Instructions to follow:
From the listing below, pull out the lines that hold "this".

Records supplied:
↓

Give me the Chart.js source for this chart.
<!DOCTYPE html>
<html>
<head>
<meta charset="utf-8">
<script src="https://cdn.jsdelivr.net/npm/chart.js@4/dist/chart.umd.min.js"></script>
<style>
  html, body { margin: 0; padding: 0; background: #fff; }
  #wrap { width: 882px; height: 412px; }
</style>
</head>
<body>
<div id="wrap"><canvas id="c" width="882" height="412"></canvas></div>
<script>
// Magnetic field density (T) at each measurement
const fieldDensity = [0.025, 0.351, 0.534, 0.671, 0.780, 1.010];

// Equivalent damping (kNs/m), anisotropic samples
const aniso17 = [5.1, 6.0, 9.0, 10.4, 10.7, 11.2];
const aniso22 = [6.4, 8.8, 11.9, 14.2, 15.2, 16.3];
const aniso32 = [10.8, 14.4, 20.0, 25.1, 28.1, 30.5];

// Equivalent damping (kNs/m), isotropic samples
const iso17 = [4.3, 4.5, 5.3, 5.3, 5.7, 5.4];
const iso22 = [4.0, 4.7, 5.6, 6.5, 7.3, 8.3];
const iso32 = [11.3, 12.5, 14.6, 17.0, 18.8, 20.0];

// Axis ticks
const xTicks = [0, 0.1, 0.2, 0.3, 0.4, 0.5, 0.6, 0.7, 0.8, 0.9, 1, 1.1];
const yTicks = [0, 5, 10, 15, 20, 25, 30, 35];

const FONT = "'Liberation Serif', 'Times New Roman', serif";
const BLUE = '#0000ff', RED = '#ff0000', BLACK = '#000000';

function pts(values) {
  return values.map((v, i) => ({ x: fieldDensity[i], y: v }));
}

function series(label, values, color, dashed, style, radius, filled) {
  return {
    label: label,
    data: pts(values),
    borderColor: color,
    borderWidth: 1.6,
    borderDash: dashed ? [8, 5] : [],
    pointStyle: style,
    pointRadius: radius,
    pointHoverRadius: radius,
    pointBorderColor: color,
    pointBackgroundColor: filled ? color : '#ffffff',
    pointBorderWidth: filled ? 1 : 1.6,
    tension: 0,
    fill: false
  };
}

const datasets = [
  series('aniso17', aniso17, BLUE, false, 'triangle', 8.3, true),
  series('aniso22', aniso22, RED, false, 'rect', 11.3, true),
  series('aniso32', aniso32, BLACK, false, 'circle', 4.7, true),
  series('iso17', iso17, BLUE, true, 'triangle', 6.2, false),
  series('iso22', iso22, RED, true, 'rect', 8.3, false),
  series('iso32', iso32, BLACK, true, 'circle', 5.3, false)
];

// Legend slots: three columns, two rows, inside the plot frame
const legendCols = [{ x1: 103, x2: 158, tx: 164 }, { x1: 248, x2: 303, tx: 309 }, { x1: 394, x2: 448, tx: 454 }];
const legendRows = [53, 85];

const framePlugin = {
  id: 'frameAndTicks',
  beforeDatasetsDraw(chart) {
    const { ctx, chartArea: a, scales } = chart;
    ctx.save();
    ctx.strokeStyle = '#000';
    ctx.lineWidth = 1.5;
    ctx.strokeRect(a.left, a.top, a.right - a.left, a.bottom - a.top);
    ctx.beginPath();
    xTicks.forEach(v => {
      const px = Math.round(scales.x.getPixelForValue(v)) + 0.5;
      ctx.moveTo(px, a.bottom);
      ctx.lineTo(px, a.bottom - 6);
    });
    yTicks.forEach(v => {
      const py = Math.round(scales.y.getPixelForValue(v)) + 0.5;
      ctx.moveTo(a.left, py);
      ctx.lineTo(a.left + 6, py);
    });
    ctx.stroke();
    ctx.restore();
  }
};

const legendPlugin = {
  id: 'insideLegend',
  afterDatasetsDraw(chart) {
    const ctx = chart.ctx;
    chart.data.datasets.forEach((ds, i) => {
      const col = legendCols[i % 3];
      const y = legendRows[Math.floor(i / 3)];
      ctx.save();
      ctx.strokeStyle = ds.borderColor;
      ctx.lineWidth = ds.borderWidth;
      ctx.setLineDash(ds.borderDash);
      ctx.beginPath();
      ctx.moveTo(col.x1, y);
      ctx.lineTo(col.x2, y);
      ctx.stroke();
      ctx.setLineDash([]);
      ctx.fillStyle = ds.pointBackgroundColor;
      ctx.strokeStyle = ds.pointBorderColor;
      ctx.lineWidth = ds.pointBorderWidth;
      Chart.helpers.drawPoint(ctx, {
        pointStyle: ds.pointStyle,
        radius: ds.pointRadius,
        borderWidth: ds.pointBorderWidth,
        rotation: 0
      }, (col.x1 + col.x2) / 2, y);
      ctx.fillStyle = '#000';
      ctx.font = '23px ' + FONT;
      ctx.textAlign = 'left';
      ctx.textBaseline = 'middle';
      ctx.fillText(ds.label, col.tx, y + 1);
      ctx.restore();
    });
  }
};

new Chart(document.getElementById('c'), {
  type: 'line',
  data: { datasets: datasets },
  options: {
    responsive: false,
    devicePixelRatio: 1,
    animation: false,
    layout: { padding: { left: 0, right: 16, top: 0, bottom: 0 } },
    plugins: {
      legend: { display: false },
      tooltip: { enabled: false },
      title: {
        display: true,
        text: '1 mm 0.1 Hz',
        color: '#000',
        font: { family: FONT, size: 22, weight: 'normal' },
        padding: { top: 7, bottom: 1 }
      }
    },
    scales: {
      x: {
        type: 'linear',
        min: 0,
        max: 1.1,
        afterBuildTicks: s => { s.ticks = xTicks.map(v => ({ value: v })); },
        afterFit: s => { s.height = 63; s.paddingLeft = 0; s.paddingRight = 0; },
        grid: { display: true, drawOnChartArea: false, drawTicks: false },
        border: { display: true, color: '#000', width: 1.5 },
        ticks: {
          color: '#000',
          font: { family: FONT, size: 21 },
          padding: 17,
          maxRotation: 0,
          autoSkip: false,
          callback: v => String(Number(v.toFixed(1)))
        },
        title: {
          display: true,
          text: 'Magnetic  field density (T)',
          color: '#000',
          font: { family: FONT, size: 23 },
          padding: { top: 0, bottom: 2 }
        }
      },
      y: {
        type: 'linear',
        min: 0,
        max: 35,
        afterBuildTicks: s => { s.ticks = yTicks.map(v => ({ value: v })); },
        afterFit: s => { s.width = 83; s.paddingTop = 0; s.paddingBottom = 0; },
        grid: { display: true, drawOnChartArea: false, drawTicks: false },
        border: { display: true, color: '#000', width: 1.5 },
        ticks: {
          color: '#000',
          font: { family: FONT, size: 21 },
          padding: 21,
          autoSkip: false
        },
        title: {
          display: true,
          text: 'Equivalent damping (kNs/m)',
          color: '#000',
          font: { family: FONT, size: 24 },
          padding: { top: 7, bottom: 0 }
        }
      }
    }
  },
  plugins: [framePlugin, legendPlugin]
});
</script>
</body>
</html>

↑
↓

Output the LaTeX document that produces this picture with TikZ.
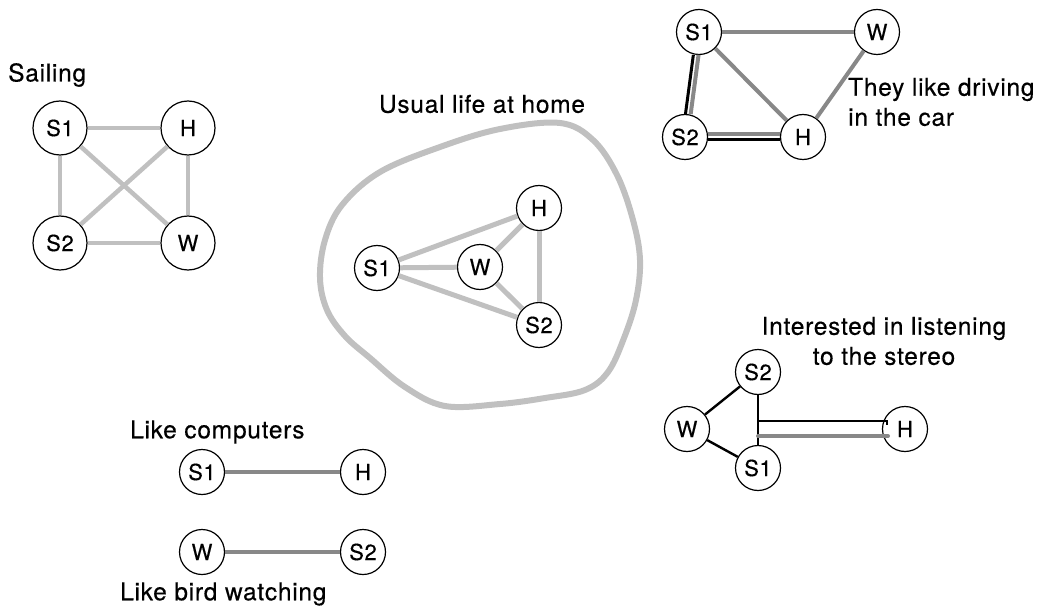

↑

Final result:
Give me the Chart.js source for this chart.
Output the LaTeX document that produces this picture with TikZ.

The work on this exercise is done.